### ENTRIES SUPPLIED ###

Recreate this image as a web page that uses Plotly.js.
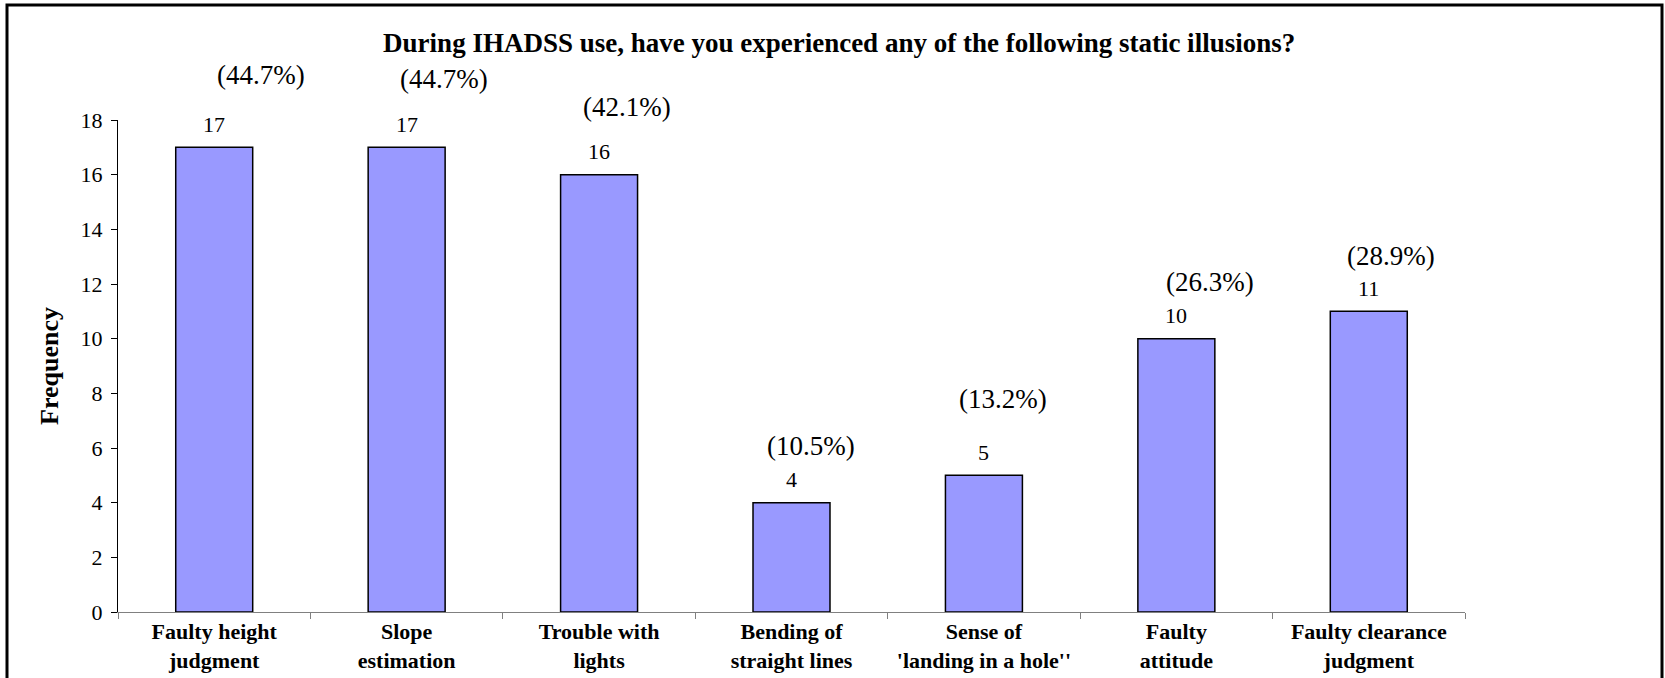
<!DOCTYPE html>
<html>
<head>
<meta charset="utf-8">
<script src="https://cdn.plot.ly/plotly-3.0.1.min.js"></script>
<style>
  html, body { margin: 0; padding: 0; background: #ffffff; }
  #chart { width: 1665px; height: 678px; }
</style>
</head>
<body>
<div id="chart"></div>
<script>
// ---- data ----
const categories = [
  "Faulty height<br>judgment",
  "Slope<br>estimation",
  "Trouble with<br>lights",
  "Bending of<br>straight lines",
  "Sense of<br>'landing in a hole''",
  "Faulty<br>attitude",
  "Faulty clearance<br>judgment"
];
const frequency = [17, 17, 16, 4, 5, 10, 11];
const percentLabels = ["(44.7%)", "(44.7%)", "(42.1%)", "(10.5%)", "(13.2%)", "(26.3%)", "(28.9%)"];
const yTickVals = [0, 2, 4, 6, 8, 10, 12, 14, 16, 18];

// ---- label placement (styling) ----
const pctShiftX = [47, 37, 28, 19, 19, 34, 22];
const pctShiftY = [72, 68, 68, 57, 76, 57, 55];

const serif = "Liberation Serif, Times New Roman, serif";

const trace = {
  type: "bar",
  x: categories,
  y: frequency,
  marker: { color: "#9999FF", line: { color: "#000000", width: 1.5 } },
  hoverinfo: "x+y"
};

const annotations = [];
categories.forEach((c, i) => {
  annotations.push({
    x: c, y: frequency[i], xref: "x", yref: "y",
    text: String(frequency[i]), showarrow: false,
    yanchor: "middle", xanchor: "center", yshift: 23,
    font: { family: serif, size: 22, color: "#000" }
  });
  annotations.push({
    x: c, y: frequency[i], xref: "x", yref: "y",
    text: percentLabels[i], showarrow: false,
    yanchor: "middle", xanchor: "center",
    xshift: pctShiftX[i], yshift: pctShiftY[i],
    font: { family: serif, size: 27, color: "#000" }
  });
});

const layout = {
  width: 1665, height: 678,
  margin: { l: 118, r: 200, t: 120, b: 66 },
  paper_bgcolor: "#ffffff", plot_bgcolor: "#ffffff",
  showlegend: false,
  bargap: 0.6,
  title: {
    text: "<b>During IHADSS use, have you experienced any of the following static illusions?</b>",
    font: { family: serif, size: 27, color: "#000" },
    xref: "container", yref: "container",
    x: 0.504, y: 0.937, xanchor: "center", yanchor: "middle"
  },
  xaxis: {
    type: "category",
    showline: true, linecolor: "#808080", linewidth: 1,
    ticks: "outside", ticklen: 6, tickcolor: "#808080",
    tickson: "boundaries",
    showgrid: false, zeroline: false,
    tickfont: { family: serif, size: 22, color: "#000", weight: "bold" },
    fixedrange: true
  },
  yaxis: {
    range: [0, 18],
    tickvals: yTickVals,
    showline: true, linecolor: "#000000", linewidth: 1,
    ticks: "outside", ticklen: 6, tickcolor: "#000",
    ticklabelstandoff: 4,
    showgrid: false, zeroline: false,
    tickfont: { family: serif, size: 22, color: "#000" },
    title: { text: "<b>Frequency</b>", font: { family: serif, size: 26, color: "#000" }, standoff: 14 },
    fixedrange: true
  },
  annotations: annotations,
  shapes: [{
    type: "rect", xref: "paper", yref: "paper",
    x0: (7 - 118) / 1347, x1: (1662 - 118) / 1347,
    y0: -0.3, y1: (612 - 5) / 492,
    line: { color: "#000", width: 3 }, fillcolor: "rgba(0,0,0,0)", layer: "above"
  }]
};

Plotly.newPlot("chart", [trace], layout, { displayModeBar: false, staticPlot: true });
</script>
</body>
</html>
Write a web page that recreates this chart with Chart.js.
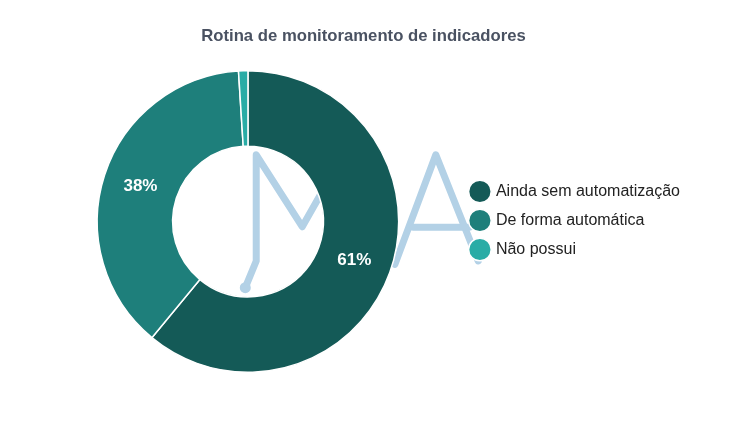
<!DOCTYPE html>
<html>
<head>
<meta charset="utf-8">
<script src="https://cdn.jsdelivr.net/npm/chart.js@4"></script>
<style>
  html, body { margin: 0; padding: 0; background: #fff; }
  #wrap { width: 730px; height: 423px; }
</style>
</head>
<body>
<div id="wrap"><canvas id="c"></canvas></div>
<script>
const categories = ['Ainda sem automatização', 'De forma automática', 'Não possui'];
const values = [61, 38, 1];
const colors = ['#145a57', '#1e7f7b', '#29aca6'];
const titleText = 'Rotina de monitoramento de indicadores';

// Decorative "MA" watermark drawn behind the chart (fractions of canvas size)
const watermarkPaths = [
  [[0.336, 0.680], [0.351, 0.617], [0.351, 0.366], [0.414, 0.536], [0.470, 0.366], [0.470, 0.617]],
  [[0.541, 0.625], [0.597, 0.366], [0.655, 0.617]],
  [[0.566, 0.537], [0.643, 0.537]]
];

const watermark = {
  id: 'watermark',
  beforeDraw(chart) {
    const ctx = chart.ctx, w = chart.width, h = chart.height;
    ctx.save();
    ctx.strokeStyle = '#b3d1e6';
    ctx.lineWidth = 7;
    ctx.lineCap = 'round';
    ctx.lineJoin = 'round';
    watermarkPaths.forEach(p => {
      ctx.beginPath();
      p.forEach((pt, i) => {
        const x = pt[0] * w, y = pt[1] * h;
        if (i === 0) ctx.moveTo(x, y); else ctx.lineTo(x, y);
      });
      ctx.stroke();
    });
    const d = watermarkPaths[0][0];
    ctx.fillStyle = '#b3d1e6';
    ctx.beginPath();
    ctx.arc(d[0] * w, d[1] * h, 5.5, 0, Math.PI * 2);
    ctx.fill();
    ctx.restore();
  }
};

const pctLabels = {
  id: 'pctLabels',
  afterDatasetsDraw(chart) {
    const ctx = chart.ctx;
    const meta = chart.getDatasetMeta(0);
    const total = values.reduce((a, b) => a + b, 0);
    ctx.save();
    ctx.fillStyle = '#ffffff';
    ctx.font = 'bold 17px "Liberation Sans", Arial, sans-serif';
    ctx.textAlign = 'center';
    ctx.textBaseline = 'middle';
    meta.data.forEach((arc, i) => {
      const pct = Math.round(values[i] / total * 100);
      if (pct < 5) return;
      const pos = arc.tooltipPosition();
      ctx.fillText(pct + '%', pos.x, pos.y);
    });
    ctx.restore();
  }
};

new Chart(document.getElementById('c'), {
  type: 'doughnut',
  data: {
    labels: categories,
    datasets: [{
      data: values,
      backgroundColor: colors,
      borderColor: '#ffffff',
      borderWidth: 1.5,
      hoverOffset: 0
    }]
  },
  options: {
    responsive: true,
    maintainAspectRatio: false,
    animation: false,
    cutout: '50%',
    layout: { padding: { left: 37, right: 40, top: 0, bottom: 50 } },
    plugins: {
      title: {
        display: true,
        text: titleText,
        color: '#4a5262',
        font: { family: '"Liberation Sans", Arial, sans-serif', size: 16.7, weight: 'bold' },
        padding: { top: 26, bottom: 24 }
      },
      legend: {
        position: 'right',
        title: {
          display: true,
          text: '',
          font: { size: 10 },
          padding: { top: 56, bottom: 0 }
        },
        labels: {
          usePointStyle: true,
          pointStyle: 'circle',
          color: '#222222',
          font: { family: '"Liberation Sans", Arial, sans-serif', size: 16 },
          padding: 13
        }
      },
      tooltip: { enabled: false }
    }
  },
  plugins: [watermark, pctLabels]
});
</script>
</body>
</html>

###

» DIRECTIONS
Retype everything in the material word for word, minus pictures.

» FINAL RESULT
Recreate this image as a web page that uses Plotly.js.
<!DOCTYPE html>
<html>
<head>
<meta charset="utf-8">
<script src="https://cdn.plot.ly/plotly-3.0.1.min.js"></script>
<style>
  html, body { margin: 0; padding: 0; background: #ffffff; }
  #chart { width: 1665px; height: 678px; }
</style>
</head>
<body>
<div id="chart"></div>
<script>
// ---- data ----
const categories = [
  "Faulty height<br>judgment",
  "Slope<br>estimation",
  "Trouble with<br>lights",
  "Bending of<br>straight lines",
  "Sense of<br>'landing in a hole''",
  "Faulty<br>attitude",
  "Faulty clearance<br>judgment"
];
const frequency = [17, 17, 16, 4, 5, 10, 11];
const percentLabels = ["(44.7%)", "(44.7%)", "(42.1%)", "(10.5%)", "(13.2%)", "(26.3%)", "(28.9%)"];
const yTickVals = [0, 2, 4, 6, 8, 10, 12, 14, 16, 18];

// ---- label placement (styling) ----
const pctShiftX = [47, 37, 28, 19, 19, 34, 22];
const pctShiftY = [72, 68, 68, 57, 76, 57, 55];

const serif = "Liberation Serif, Times New Roman, serif";

const trace = {
  type: "bar",
  x: categories,
  y: frequency,
  marker: { color: "#9999FF", line: { color: "#000000", width: 1.5 } },
  hoverinfo: "x+y"
};

const annotations = [];
categories.forEach((c, i) => {
  annotations.push({
    x: c, y: frequency[i], xref: "x", yref: "y",
    text: String(frequency[i]), showarrow: false,
    yanchor: "middle", xanchor: "center", yshift: 23,
    font: { family: serif, size: 22, color: "#000" }
  });
  annotations.push({
    x: c, y: frequency[i], xref: "x", yref: "y",
    text: percentLabels[i], showarrow: false,
    yanchor: "middle", xanchor: "center",
    xshift: pctShiftX[i], yshift: pctShiftY[i],
    font: { family: serif, size: 27, color: "#000" }
  });
});

const layout = {
  width: 1665, height: 678,
  margin: { l: 118, r: 200, t: 120, b: 66 },
  paper_bgcolor: "#ffffff", plot_bgcolor: "#ffffff",
  showlegend: false,
  bargap: 0.6,
  title: {
    text: "<b>During IHADSS use, have you experienced any of the following static illusions?</b>",
    font: { family: serif, size: 27, color: "#000" },
    xref: "container", yref: "container",
    x: 0.504, y: 0.937, xanchor: "center", yanchor: "middle"
  },
  xaxis: {
    type: "category",
    showline: true, linecolor: "#808080", linewidth: 1,
    ticks: "outside", ticklen: 6, tickcolor: "#808080",
    tickson: "boundaries",
    showgrid: false, zeroline: false,
    tickfont: { family: serif, size: 22, color: "#000", weight: "bold" },
    fixedrange: true
  },
  yaxis: {
    range: [0, 18],
    tickvals: yTickVals,
    showline: true, linecolor: "#000000", linewidth: 1,
    ticks: "outside", ticklen: 6, tickcolor: "#000",
    ticklabelstandoff: 4,
    showgrid: false, zeroline: false,
    tickfont: { family: serif, size: 22, color: "#000" },
    title: { text: "<b>Frequency</b>", font: { family: serif, size: 26, color: "#000" }, standoff: 14 },
    fixedrange: true
  },
  annotations: annotations,
  shapes: [{
    type: "rect", xref: "paper", yref: "paper",
    x0: (7 - 118) / 1347, x1: (1662 - 118) / 1347,
    y0: -0.3, y1: (612 - 5) / 492,
    line: { color: "#000", width: 3 }, fillcolor: "rgba(0,0,0,0)", layer: "above"
  }]
};

Plotly.newPlot("chart", [trace], layout, { displayModeBar: false, staticPlot: true });
</script>
</body>
</html>
Write a web page that recreates this chart with Chart.js.
<!DOCTYPE html>
<html>
<head>
<meta charset="utf-8">
<script src="https://cdn.jsdelivr.net/npm/chart.js@4"></script>
<style>
  html, body { margin: 0; padding: 0; background: #fff; }
  #wrap { width: 730px; height: 423px; }
</style>
</head>
<body>
<div id="wrap"><canvas id="c"></canvas></div>
<script>
const categories = ['Ainda sem automatização', 'De forma automática', 'Não possui'];
const values = [61, 38, 1];
const colors = ['#145a57', '#1e7f7b', '#29aca6'];
const titleText = 'Rotina de monitoramento de indicadores';

// Decorative "MA" watermark drawn behind the chart (fractions of canvas size)
const watermarkPaths = [
  [[0.336, 0.680], [0.351, 0.617], [0.351, 0.366], [0.414, 0.536], [0.470, 0.366], [0.470, 0.617]],
  [[0.541, 0.625], [0.597, 0.366], [0.655, 0.617]],
  [[0.566, 0.537], [0.643, 0.537]]
];

const watermark = {
  id: 'watermark',
  beforeDraw(chart) {
    const ctx = chart.ctx, w = chart.width, h = chart.height;
    ctx.save();
    ctx.strokeStyle = '#b3d1e6';
    ctx.lineWidth = 7;
    ctx.lineCap = 'round';
    ctx.lineJoin = 'round';
    watermarkPaths.forEach(p => {
      ctx.beginPath();
      p.forEach((pt, i) => {
        const x = pt[0] * w, y = pt[1] * h;
        if (i === 0) ctx.moveTo(x, y); else ctx.lineTo(x, y);
      });
      ctx.stroke();
    });
    const d = watermarkPaths[0][0];
    ctx.fillStyle = '#b3d1e6';
    ctx.beginPath();
    ctx.arc(d[0] * w, d[1] * h, 5.5, 0, Math.PI * 2);
    ctx.fill();
    ctx.restore();
  }
};

const pctLabels = {
  id: 'pctLabels',
  afterDatasetsDraw(chart) {
    const ctx = chart.ctx;
    const meta = chart.getDatasetMeta(0);
    const total = values.reduce((a, b) => a + b, 0);
    ctx.save();
    ctx.fillStyle = '#ffffff';
    ctx.font = 'bold 17px "Liberation Sans", Arial, sans-serif';
    ctx.textAlign = 'center';
    ctx.textBaseline = 'middle';
    meta.data.forEach((arc, i) => {
      const pct = Math.round(values[i] / total * 100);
      if (pct < 5) return;
      const pos = arc.tooltipPosition();
      ctx.fillText(pct + '%', pos.x, pos.y);
    });
    ctx.restore();
  }
};

new Chart(document.getElementById('c'), {
  type: 'doughnut',
  data: {
    labels: categories,
    datasets: [{
      data: values,
      backgroundColor: colors,
      borderColor: '#ffffff',
      borderWidth: 1.5,
      hoverOffset: 0
    }]
  },
  options: {
    responsive: true,
    maintainAspectRatio: false,
    animation: false,
    cutout: '50%',
    layout: { padding: { left: 37, right: 40, top: 0, bottom: 50 } },
    plugins: {
      title: {
        display: true,
        text: titleText,
        color: '#4a5262',
        font: { family: '"Liberation Sans", Arial, sans-serif', size: 16.7, weight: 'bold' },
        padding: { top: 26, bottom: 24 }
      },
      legend: {
        position: 'right',
        title: {
          display: true,
          text: '',
          font: { size: 10 },
          padding: { top: 56, bottom: 0 }
        },
        labels: {
          usePointStyle: true,
          pointStyle: 'circle',
          color: '#222222',
          font: { family: '"Liberation Sans", Arial, sans-serif', size: 16 },
          padding: 13
        }
      },
      tooltip: { enabled: false }
    }
  },
  plugins: [watermark, pctLabels]
});
</script>
</body>
</html>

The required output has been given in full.